**WHAT IS REQUIRED:** Skip pictures; extract every line from the one with "Output the Python" through the one with "1844, 956, 100]", exactly as written.

Items listed in a dataset

_ _ _ _ _ _ _

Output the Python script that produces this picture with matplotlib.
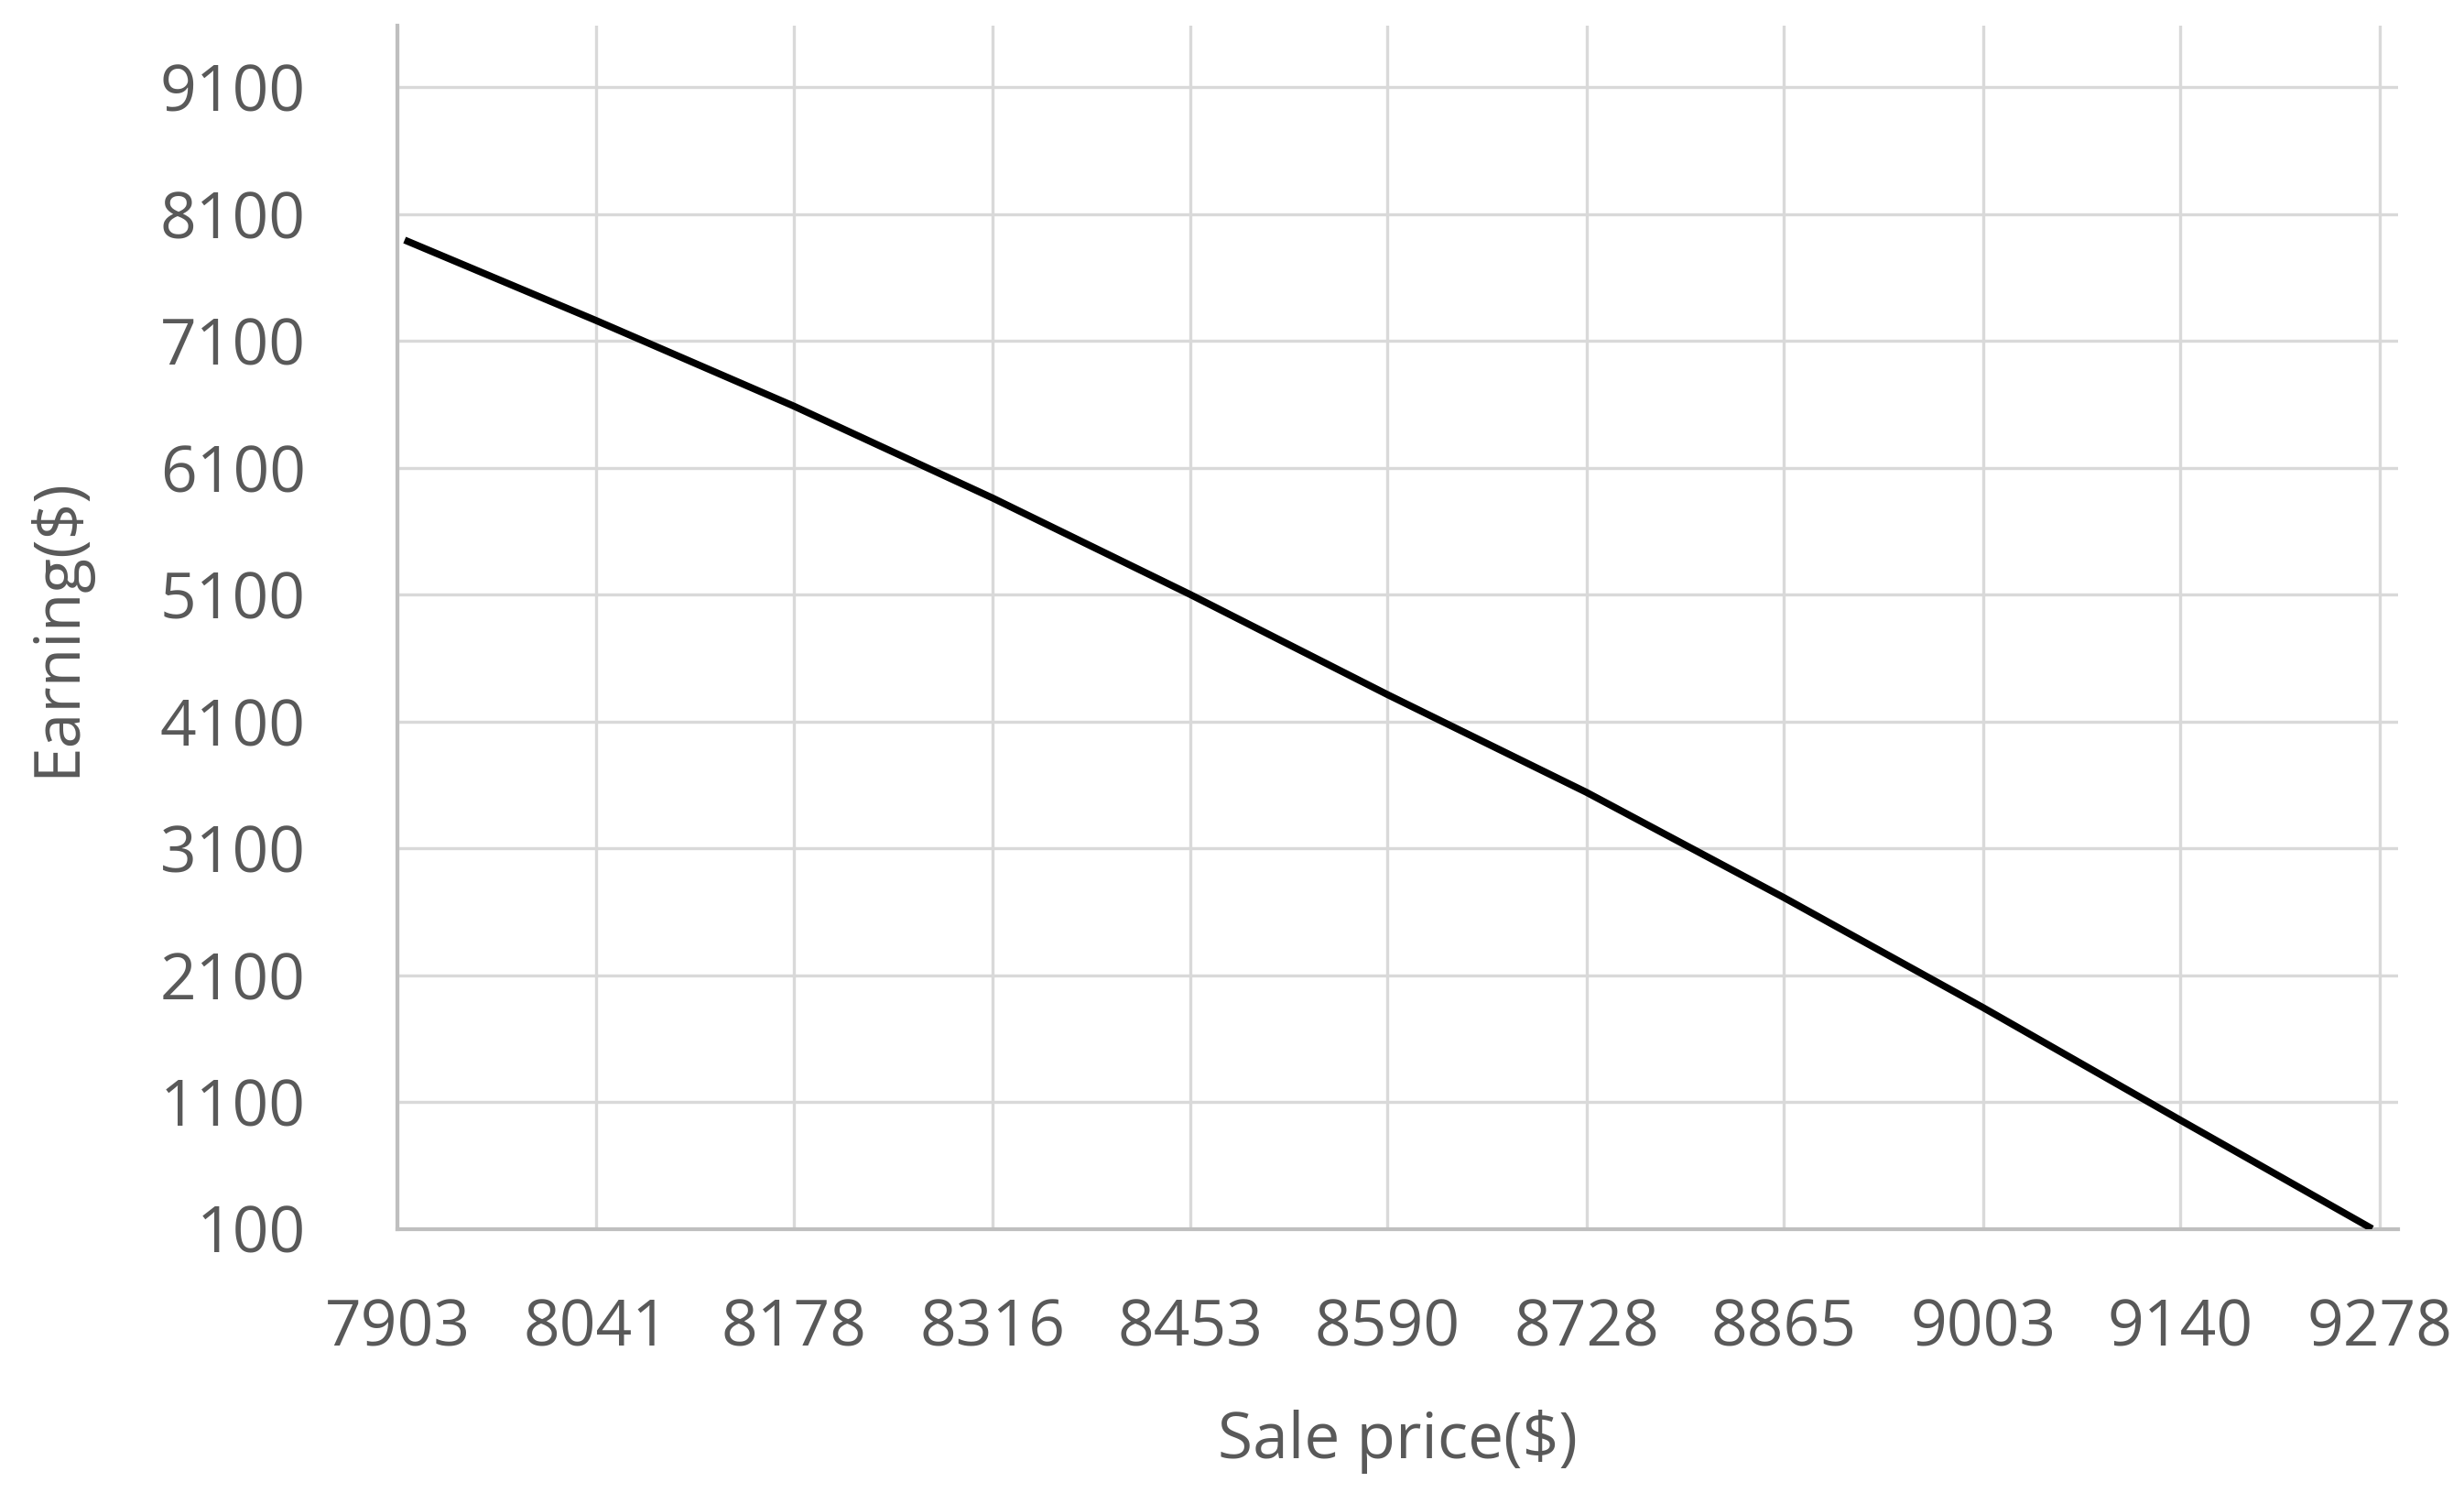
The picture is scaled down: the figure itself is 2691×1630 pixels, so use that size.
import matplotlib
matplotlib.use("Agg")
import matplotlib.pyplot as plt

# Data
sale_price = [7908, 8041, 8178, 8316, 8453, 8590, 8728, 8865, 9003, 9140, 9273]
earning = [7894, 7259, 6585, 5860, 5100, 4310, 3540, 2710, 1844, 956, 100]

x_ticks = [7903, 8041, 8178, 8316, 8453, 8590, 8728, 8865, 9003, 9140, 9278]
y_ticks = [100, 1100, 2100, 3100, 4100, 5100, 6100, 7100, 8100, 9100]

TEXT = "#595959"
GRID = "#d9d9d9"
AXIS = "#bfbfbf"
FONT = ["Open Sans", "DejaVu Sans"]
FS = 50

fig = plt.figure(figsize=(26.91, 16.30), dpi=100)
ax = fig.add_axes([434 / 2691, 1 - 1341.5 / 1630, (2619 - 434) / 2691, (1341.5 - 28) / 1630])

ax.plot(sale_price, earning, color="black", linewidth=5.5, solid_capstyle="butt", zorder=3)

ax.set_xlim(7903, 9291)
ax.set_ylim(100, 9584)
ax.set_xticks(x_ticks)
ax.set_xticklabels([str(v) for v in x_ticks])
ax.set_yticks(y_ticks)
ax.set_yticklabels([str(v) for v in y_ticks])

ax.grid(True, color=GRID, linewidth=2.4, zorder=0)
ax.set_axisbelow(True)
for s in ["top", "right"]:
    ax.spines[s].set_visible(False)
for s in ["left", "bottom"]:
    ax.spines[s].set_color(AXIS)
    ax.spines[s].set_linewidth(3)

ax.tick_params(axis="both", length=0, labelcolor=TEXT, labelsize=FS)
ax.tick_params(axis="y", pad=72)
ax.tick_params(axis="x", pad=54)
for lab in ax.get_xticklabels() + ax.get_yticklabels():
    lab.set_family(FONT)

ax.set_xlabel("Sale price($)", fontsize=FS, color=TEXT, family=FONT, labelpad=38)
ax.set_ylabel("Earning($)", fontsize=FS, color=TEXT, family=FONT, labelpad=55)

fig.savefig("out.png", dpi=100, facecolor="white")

_ _ _ _ _ _ _

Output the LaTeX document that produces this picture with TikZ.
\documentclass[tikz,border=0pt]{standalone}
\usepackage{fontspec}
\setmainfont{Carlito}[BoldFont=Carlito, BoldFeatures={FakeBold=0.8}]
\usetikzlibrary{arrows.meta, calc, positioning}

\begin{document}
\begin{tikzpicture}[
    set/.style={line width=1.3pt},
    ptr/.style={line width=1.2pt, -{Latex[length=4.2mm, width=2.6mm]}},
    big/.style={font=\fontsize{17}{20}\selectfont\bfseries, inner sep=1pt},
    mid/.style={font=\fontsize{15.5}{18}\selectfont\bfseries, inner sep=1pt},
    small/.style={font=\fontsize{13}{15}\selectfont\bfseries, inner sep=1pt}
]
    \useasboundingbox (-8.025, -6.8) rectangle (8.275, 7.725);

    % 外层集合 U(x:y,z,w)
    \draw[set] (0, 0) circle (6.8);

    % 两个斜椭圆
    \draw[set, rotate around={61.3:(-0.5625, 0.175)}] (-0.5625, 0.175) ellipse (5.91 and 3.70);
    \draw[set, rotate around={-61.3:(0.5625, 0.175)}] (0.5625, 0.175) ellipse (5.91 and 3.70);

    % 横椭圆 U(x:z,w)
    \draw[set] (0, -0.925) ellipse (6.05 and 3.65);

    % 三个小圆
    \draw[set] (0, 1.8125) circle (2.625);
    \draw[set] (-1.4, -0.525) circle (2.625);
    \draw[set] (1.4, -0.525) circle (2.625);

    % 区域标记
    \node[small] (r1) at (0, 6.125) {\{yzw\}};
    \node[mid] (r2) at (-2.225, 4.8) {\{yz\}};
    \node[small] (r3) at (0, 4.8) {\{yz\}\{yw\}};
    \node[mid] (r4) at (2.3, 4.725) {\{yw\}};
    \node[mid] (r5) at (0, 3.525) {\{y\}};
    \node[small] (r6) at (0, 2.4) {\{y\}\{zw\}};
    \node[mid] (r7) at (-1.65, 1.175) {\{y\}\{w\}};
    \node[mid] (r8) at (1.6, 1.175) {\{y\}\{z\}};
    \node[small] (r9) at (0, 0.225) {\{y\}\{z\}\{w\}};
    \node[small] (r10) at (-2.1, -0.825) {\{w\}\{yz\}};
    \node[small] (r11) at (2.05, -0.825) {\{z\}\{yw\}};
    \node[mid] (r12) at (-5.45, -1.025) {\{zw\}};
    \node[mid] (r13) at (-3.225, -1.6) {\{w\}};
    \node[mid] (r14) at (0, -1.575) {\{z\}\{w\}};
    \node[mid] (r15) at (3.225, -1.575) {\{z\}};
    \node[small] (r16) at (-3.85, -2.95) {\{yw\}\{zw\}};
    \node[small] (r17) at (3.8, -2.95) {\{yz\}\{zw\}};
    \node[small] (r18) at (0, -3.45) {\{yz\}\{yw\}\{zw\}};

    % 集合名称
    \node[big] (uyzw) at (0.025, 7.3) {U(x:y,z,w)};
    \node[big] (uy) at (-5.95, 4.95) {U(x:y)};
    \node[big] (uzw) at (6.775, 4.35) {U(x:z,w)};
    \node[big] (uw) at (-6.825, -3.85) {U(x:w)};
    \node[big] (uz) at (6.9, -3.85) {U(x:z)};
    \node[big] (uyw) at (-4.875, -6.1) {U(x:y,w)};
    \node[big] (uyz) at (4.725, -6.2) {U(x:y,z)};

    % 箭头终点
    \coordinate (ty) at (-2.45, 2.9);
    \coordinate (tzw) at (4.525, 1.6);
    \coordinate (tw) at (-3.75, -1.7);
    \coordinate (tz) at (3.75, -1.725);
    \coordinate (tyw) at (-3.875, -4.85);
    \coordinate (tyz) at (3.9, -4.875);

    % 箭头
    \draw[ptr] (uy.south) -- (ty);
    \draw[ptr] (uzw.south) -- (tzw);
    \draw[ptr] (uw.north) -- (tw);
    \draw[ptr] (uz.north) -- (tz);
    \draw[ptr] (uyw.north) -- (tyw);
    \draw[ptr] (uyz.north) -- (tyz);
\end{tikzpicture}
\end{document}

_ _ _ _ _ _ _

**OUTPUT:**
Output the Python script that produces this picture with matplotlib.
The picture is scaled down: the figure itself is 2691×1630 pixels, so use that size.
import matplotlib
matplotlib.use("Agg")
import matplotlib.pyplot as plt

# Data
sale_price = [7908, 8041, 8178, 8316, 8453, 8590, 8728, 8865, 9003, 9140, 9273]
earning = [7894, 7259, 6585, 5860, 5100, 4310, 3540, 2710, 1844, 956, 100]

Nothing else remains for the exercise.